Ninguém está correto se a forma como fala incitar à violência…
Exatamente, por isso é que é absolutamente insuportável certo tipo de afirmações, certo tipo de imagens e de posturas, algumas delas até apalhaçadas, que são ridículas. Como é que há pessoas com aquela dignidade, porque a têm cá fora, que quando são comentadoras se comportam de forma ridícula, infantil, insuportável? Eu deixei de ver há largos meses porque ficava mal disposto e nem dormia. Hoje nem sequer zapping.
Não acha que é preciso tomar atitudes?
Quer falar do caso dos vouchers? Sabe quem distribuía os vouchers e a que horas? Era depois do jogo e era o delegado da Liga. Mesmo que o Benfica fosse prejudicado pela arbitragem, tinham direito àquela prenda. Isto em direito é uma incompatibilidade. Como é que se corrompe alguém depois da competição? Só se pode fazer antes. Mas ainda hoje os comentadores híper dotados falam, mas sem aflorar estes detalhes.
Já agora que falou num outro caso que não o dos emails, em que ponto estão investigações relativas aos vouchers e também em relação ao chamado caso ‘Porta 18’?

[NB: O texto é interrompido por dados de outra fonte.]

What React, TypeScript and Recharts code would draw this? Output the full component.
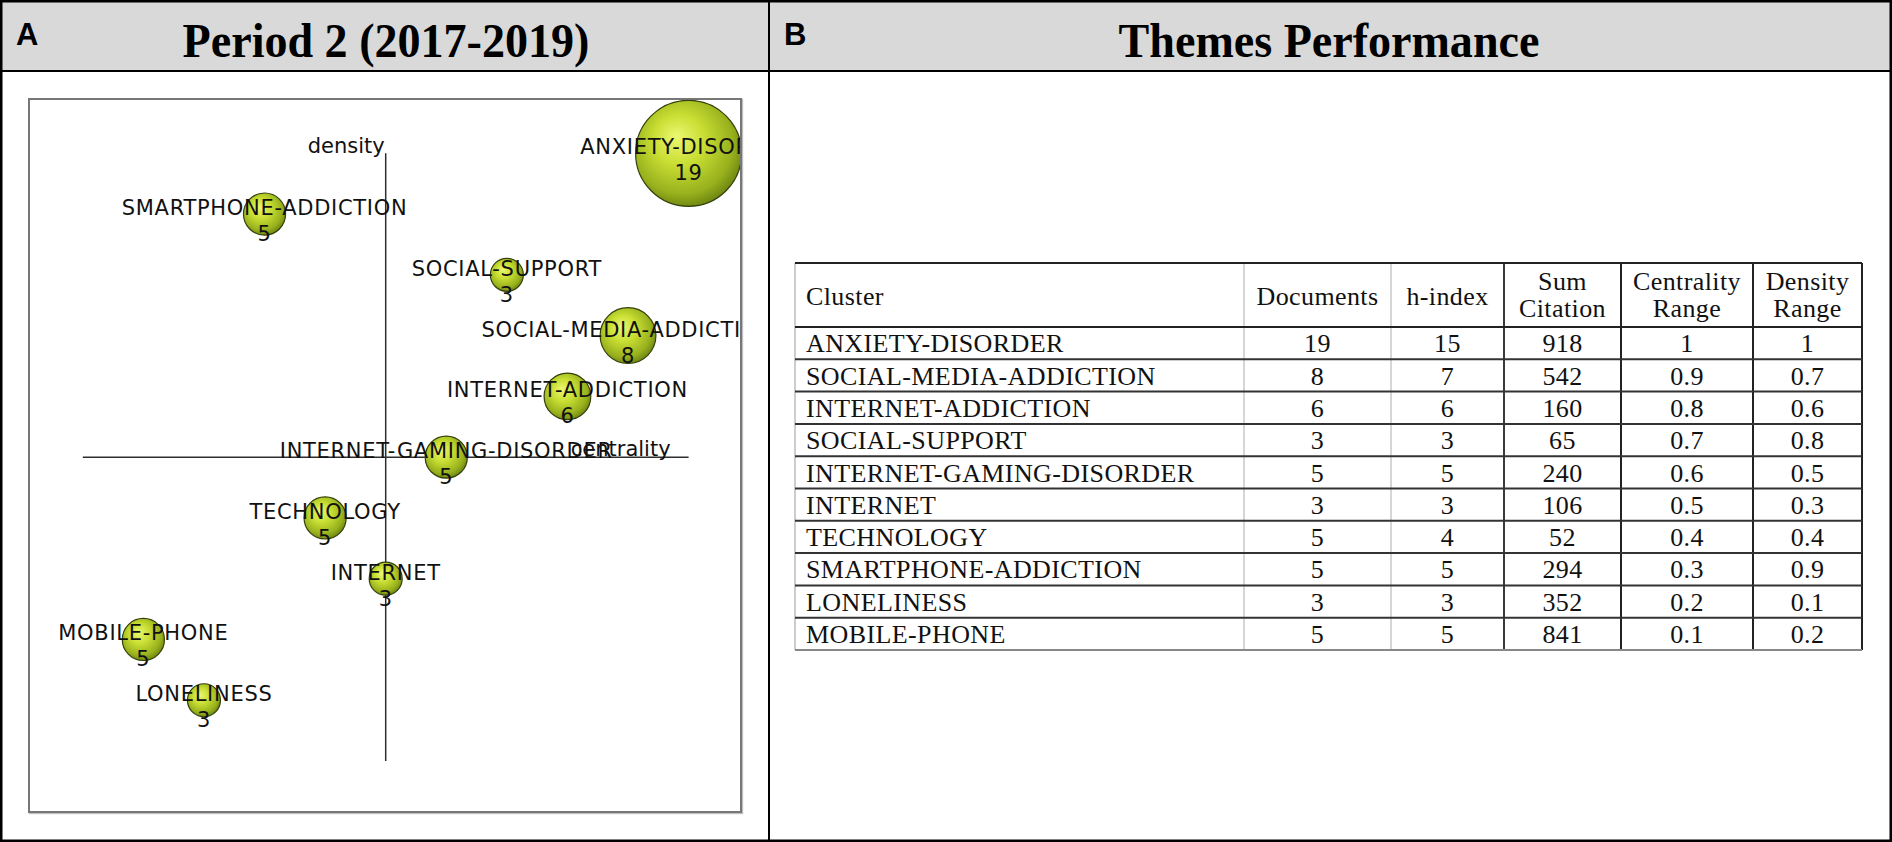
import React from 'react';
import { ScatterChart, Scatter, XAxis, YAxis, ZAxis, ReferenceLine } from 'recharts';

// themes of period 2 (2017-2019), same order as the performance table
const clusters = [
  'ANXIETY-DISORDER',
  'SOCIAL-MEDIA-ADDICTION',
  'INTERNET-ADDICTION',
  'SOCIAL-SUPPORT',
  'INTERNET-GAMING-DISORDER',
  'INTERNET',
  'TECHNOLOGY',
  'SMARTPHONE-ADDICTION',
  'LONELINESS',
  'MOBILE-PHONE',
];
const documents = [19, 8, 6, 3, 5, 3, 5, 5, 3, 5];
const hIndex = [15, 7, 6, 3, 5, 3, 4, 5, 3, 5];
const sumCitation = [918, 542, 160, 65, 240, 106, 52, 294, 352, 841];
const centralityRange = [1, 0.9, 0.8, 0.7, 0.6, 0.5, 0.4, 0.3, 0.2, 0.1];
const densityRange = [1, 0.7, 0.6, 0.8, 0.5, 0.3, 0.4, 0.9, 0.1, 0.2];

const tableHeaders = [['Cluster'], ['Documents'], ['h-index'], ['Sum', 'Citation'], ['Centrality', 'Range'], ['Density', 'Range']];

const plotData = clusters.map((name, i) => ({
  name,
  centrality: centralityRange[i],
  density: densityRange[i],
  docs: documents[i],
}));

const SANS = '"DejaVu Sans", sans-serif';
const SERIF = '"Liberation Serif", "Times New Roman", serif';

// zAxis range is used as the sphere radius
const Bubble = (props: any) => {
  const { cx, cy } = props;
  const r = typeof props.size === 'number' ? props.size : Math.PI * Math.pow(props.width / 2, 2);
  return <circle cx={cx} cy={cy} r={r} fill="url(#sphere)" stroke="#34400a" strokeWidth={1.2} />;
};

const BubbleLabel = (props: any) => {
  const { cx, cy, payload } = props;
  const style = { fontFamily: SANS, fontSize: 21, letterSpacing: 0.7, fill: '#111' };
  return (
    <g>
      <text x={cx} y={cy + 1} textAnchor="middle" style={style}>{payload.name}</text>
      <text x={cx} y={cy + 27} textAnchor="middle" style={style}>{payload.docs}</text>
    </g>
  );
};

const axisText = { fontFamily: SANS, fontSize: 21, fill: '#111' };

const densityLabel = (p: any) => {
  const vb = p.viewBox || { x: 0, y: 0 };
  return <text x={vb.x - 1} y={vb.y} textAnchor="end" style={axisText}>density</text>;
};

const centralityLabel = (p: any) => {
  const vb = p.viewBox || { x: 0, y: 0, width: 0 };
  return <text x={vb.x + vb.width - 18} y={vb.y - 1} textAnchor="end" style={axisText}>centrality</text>;
};

const StrategicDiagram = () => (
  <div
    style={{
      position: 'absolute',
      left: 28,
      top: 98,
      width: 714,
      height: 715,
      border: '2px solid #777',
      boxSizing: 'border-box',
      background: '#fff',
      boxShadow: '1px 1px 1px rgba(0,0,0,0.25)',
      overflow: 'hidden',
    }}
  >
    <ScatterChart width={710} height={711} margin={{ top: 53.3, right: 51.4, bottom: 50, left: 52.8 }}>
      <defs>
        <radialGradient id="sphere" cx="45%" cy="42%" r="60%" fx="38%" fy="34%">
          <stop offset="0%" stopColor="#ecf772" />
          <stop offset="40%" stopColor="#c8de33" />
          <stop offset="80%" stopColor="#98b11d" />
          <stop offset="100%" stopColor="#6c8410" />
        </radialGradient>
      </defs>
      <XAxis type="number" dataKey="centrality" domain={[0, 1]} hide />
      <YAxis type="number" dataKey="density" domain={[0, 1]} hide />
      <ZAxis type="number" dataKey="docs" domain={[3, 19]} range={[16.5, 53]} />
      <ReferenceLine segment={[{ x: 0.5, y: 0 }, { x: 0.5, y: 1 }]} stroke="#2e2e2e" strokeWidth={1.5} label={densityLabel} />
      <ReferenceLine segment={[{ x: 0, y: 0.5 }, { x: 1, y: 0.5 }]} stroke="#2e2e2e" strokeWidth={1.5} label={centralityLabel} />
      <Scatter data={plotData} shape={Bubble} isAnimationActive={false} />
      <Scatter data={plotData} shape={BubbleLabel} isAnimationActive={false} />
    </ScatterChart>
  </div>
);

// table geometry
const colEdges = [795, 1244, 1391, 1504, 1621, 1753, 1862];
const colLine = ['#bdbdbd', '#c9c9c9', '#c9c9c9', '#3a3a3a', '#222', '#222', '#222'];
const headTop = 263;
const headBottom = 327;
const rowH = 32.3;

const ThemesTable = () => {
  const bottom = headBottom + rowH * clusters.length;
  const cellText = { fontFamily: SERIF, fontSize: 26, letterSpacing: 0.4, fill: '#111' };
  const rows = clusters.map((c, i) => [c, documents[i], hIndex[i], sumCitation[i], centralityRange[i], densityRange[i]]);
  const mid = (j: number) => (colEdges[j] + colEdges[j + 1]) / 2;
  return (
    <g>
      {colEdges.map((x, j) => (
        <line key={'v' + j} x1={x} x2={x} y1={headTop} y2={bottom} stroke={colLine[j]} strokeWidth={j > 2 ? 2 : 1.5} />
      ))}
      <line x1={colEdges[0]} x2={colEdges[6]} y1={headTop} y2={headTop} stroke="#222" strokeWidth={2} />
      <line x1={colEdges[0]} x2={colEdges[6]} y1={headBottom} y2={headBottom} stroke="#222" strokeWidth={2} />
      {rows.map((_, i) => (
        <line
          key={'h' + i}
          x1={colEdges[0]}
          x2={colEdges[6]}
          y1={headBottom + rowH * (i + 1)}
          y2={headBottom + rowH * (i + 1)}
          stroke={i === rows.length - 1 ? '#888' : '#333'}
          strokeWidth={2}
        />
      ))}
      {tableHeaders.map((h, j) =>
        h.length === 1 ? (
          <text key={'th' + j} x={j === 0 ? 806 : mid(j)} y={305} textAnchor={j === 0 ? 'start' : 'middle'} style={cellText}>
            {h[0]}
          </text>
        ) : (
          <g key={'th' + j}>
            <text x={mid(j)} y={290} textAnchor="middle" style={cellText}>{h[0]}</text>
            <text x={mid(j)} y={317} textAnchor="middle" style={cellText}>{h[1]}</text>
          </g>
        ),
      )}
      {rows.map((r, i) =>
        r.map((v, j) => (
          <text
            key={i + '-' + j}
            x={j === 0 ? 806 : mid(j)}
            y={headBottom + rowH * (i + 1) - 7}
            textAnchor={j === 0 ? 'start' : 'middle'}
            style={cellText}
          >
            {String(v)}
          </text>
        )),
      )}
    </g>
  );
};

export default function App() {
  const titleStyle = { fontFamily: SERIF, fontWeight: 700, fontSize: 48, fill: '#000' };
  const letterStyle = { fontFamily: '"Liberation Sans", Arial, sans-serif', fontWeight: 700, fontSize: 31, fill: '#000' };
  return (
    <div style={{ position: 'absolute', left: 0, top: 0, width: 1892, height: 842, background: '#fff' }}>
      <svg width={1892} height={842} style={{ position: 'absolute', left: 0, top: 0 }}>
        <rect x={0} y={0} width={1892} height={842} fill="#fff" />
        <rect x={1} y={1} width={1890} height={70} fill="#d9d9d9" />
        <line x1={0} x2={1892} y1={71} y2={71} stroke="#000" strokeWidth={2} />
        <line x1={769} x2={769} y1={0} y2={842} stroke="#000" strokeWidth={2} />
        <rect x={1.25} y={1.25} width={1889.5} height={839.5} fill="none" stroke="#000" strokeWidth={2.5} />
        <text x={16} y={45} style={letterStyle}>A</text>
        <text x={784} y={45} style={letterStyle}>B</text>
        <text transform="translate(386 57) scale(0.96 1)" textAnchor="middle" style={titleStyle}>Period 2 (2017-2019)</text>
        <text transform="translate(1329 57) scale(0.96 1)" textAnchor="middle" style={titleStyle}>Themes Performance</text>
        <ThemesTable />
      </svg>
      <StrategicDiagram />
    </div>
  );
}
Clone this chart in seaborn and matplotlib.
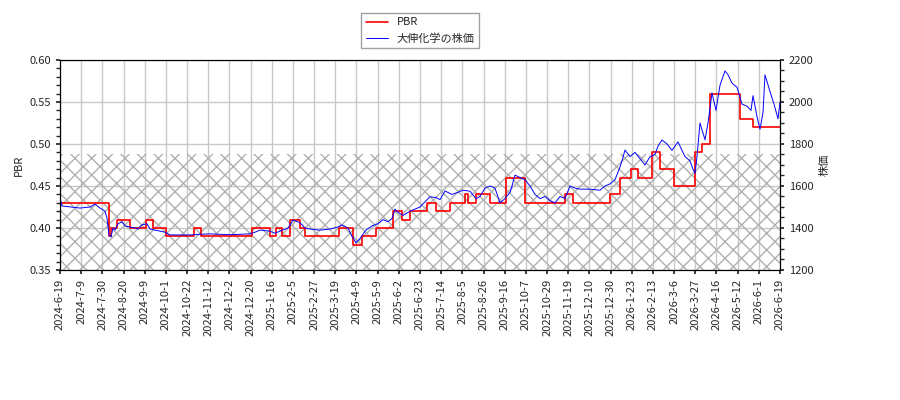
import matplotlib
matplotlib.use("Agg")
import matplotlib.pyplot as plt
import seaborn as sns
import numpy as np
import pandas as pd
from matplotlib.ticker import MultipleLocator

sns.set_theme(style="white")
plt.rcParams['font.family'] = ['Noto Sans CJK JP', 'DejaVu Sans']

tick_labels = ["2024-6-19","2024-7-9","2024-7-30","2024-8-20","2024-9-9","2024-10-1","2024-10-22",
 "2024-11-12","2024-12-2","2024-12-20","2025-1-16","2025-2-5","2025-2-27","2025-3-19","2025-4-9",
 "2025-5-9","2025-6-2","2025-6-23","2025-7-14","2025-8-5","2025-8-26","2025-9-16","2025-10-7",
 "2025-10-29","2025-11-19","2025-12-10","2025-12-30","2026-1-23","2026-2-13","2026-3-6","2026-3-27",
 "2026-4-16","2026-5-12","2026-6-1","2026-6-19"]

# PBR step series: (time index, value)
pbr_steps = [(0,0.43),(49,0.39),(51,0.40),(57,0.41),(70,0.40),(86,0.41),(93,0.40),(106,0.39),
             (134,0.40),(141,0.39),(192,0.40),(210,0.39),(216,0.40),(222,0.39),(230,0.41),(240,0.40),
             (245,0.39),(279,0.40),(293,0.38),(302,0.39),(316,0.40),(333,0.42),(342,0.41),(350,0.42),
             (367,0.43),(376,0.42),(390,0.43),(405,0.44),(408,0.43),(416,0.44),(430,0.43),(446,0.46),
             (465,0.43),(505,0.44),(513,0.43),(550,0.44),(560,0.46),(571,0.47),(578,0.46),(592,0.49),
             (600,0.47),(614,0.45),(635,0.49),(642,0.50),(650,0.56),(680,0.53),(693,0.52),(720,0.52)]

# share price: (time index, yen)
price_points = [(0,1543),(2,1505),(20,1495),(30,1500),(35,1514),(40,1495),(45,1480),(47,1448),
    (49,1367),(51,1357),(53,1400),(55,1390),(58,1420),(62,1430),(65,1410),(70,1405),(75,1400),
    (78,1395),(82,1415),(87,1420),(90,1395),(95,1390),(105,1380),(110,1367),(120,1367),(130,1367),
    (140,1370),(150,1372),(160,1370),(170,1368),(180,1370),(190,1372),(195,1380),(200,1390),
    (210,1385),(215,1375),(220,1385),(228,1400),(233,1438),(240,1425),(245,1400),(250,1395),
    (260,1390),(270,1395),(278,1405),(282,1415),(288,1400),(292,1360),(296,1330),(300,1350),
    (306,1390),(312,1410),(318,1420),(323,1440),(328,1430),(332,1445),(335,1490),(338,1475),
    (343,1460),(350,1480),(355,1490),(360,1500),(365,1525),(370,1549),(376,1545),(380,1535),
    (385,1576),(392,1560),(398,1570),(403,1580),(410,1575),(416,1540),(420,1550),(425,1590),
    (430,1600),(435,1590),(440,1520),(445,1540),(450,1570),(452,1600),(455,1652),(460,1640),
    (465,1630),(470,1600),(475,1560),(480,1540),(485,1550),(490,1530),(495,1520),(500,1550),
    (505,1540),(510,1600),(515,1590),(520,1585),(530,1585),(540,1580),(545,1600),(550,1610),
    (555,1630),(560,1690),(562,1720),(565,1771),(570,1740),(575,1760),(580,1730),(585,1700),
    (590,1740),(595,1750),(598,1790),(602,1819),(607,1800),(612,1770),(618,1810),(625,1740),
    (630,1720),(633,1680),(635,1660),(637,1740),(640,1900),(645,1820),(648,1900),(652,2043),
    (656,1960),(660,2080),(665,2148),(668,2130),(672,2090),(677,2070),(682,1990),(687,1980),
    (691,1960),(693,2030),(697,1930),(700,1870),(703,1950),(705,2129),(710,2050),(714,1990),
    (718,1920),(720,2000)]

pbr_df = pd.DataFrame(pbr_steps, columns=["t", "PBR"])
price_df = pd.DataFrame(price_points, columns=["t", "price"])

fig = plt.figure(figsize=(9, 4), dpi=100)
ax = fig.add_axes([60/900, 130/400, 720/900, 210/400])
ax2 = ax.twinx()

ax.fill_between([0, 720], 0.35, 0.488, facecolor="none", edgecolor="#b0b0b0", hatch="xx", linewidth=0)
ax.step(pbr_df["t"], pbr_df["PBR"], where="post", color="red", lw=1.2, label="PBR")
sns.lineplot(data=price_df, x="t", y="price", ax=ax2, color="blue", lw=0.7, label="大伸化学の株価", legend=False)

ax.set_xlim(0, 720)
ax.set_ylim(0.35, 0.60)
ax2.set_ylim(1200, 2200)
ticks = np.linspace(0, 720, len(tick_labels))
ax.set_xticks(ticks)
ax.set_xticklabels(tick_labels, rotation=90, fontsize=8)
ax.yaxis.set_major_locator(MultipleLocator(0.05))
ax.yaxis.set_minor_locator(MultipleLocator(0.01))
ax2.yaxis.set_major_locator(MultipleLocator(200))
ax2.yaxis.set_minor_locator(MultipleLocator(50))
ax.tick_params(axis="y", labelsize=8, which="both", left=True, length=3)
ax.tick_params(axis="x", bottom=True, length=3)
ax2.tick_params(axis="y", labelsize=8, which="both", right=True, length=3)
ax.grid(True, color="#c8c8c8", lw=1)
ax.set_ylabel("PBR", fontsize=8)
ax2.set_ylabel("株価", fontsize=8)
ax2.set_xlabel("")
ax.set_xlabel("")
for a in (ax, ax2):
    for s in a.spines.values():
        s.set_color("black"); s.set_linewidth(0.8)

h1, l1 = ax.get_legend_handles_labels()
h2, l2 = ax2.get_legend_handles_labels()
ax.legend(h1 + h2, l1 + l2, loc="upper center", bbox_to_anchor=(0.5, 1.25), fontsize=8,
          frameon=True, fancybox=False, edgecolor="#888888")

fig.savefig("out.png", dpi=100)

Esse último é estranho ao Benfica, tem a ver com um funcionário.
O Benfica não acompanha sequer o caso?
Não acompanha, nem quer saber de nada disso. É um problema estranho ao Benfica. Se um funcionário matar uma mulher, o Benfica não passa a ser homicida.
Mas como estão os inquéritos?
Do ponto de vista desportivo estão todos arquivados, está provado que não houve influência.
Nenhum processo em aberto?
Está pendente o processo de inquérito na PJ ou no MP, cujo resultado desconheço.